Regardless of how his manager and other teammates felt about him, Heilmann thrived at home in Navin Field. His batting stats in the Detroit ballpark in the 1920s are astounding. In 1921, the season he pissed off Cobb by winning the batting title, Heilmann hit .421 with 122 hits in 74 home games. Both figures are the best for any Tigers’ batter at home in one season. In 1923, Heilmann  hit an even .400 with 100 hits at Navin Field, but that was just a warmup for his 1927 campaign. That year, while Babe Ruth was thundering across the headlines on his way to an unheard of 60 homers, Heilmann had an incredible season at the dish at The Corner, ultimately winning the batting title on the final day. In ’27, “Ol Slug” hit .434 with 108 hits, and 70 RBI in 69 games in his home uniform (which featured a creepy Tiger head on the breast for the only time in franchise history). Heilmann smashed 26 doubles, seven triples, and 10 home runs at Navin Field that season, and he was probably happy that Cobb was not there to see it. The Georgia Peach had signed to play with Connie Mack’s White Elephant Gang in Philadelphia.
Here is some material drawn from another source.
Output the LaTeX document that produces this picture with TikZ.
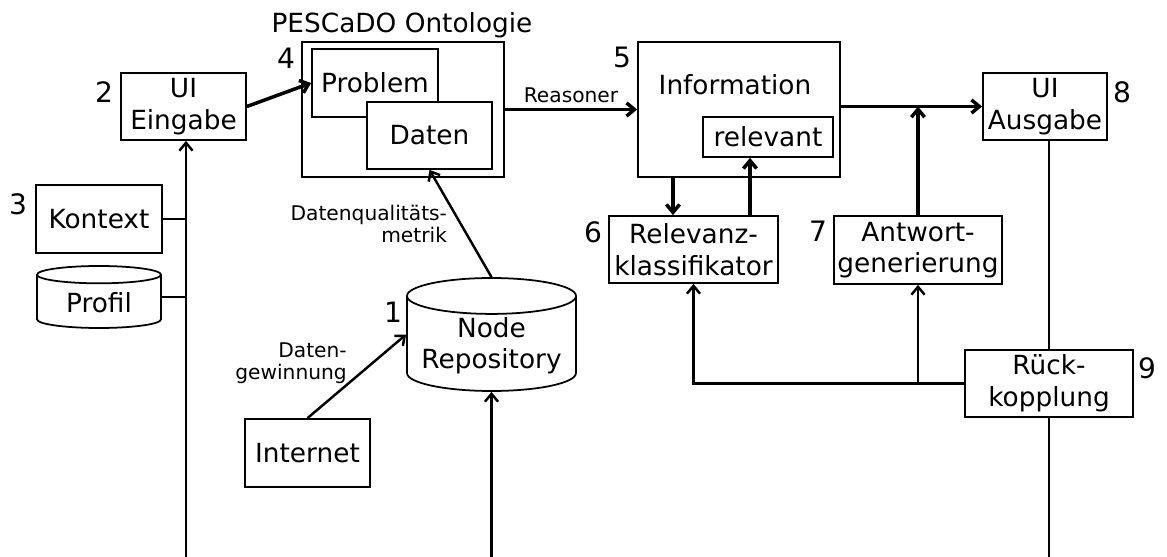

Overall from 1921 to 1927, when he won his batting titles in odd-numbered years, Heilmann hit .376 at Navin Field, which predictably made him a favorite of Detroit rooters. Reportedly, Heilmann liked to rub his famous elbows with his fans – he was noted for frequenting speakeasies during the prohibition era. Illegal alcohol flowed pretty freely in Detroit in the Jazz Age. And why not? Detroit had baseball’s top-scoring team, led by Harry Heilmann, “The Wizard of Navin Field.”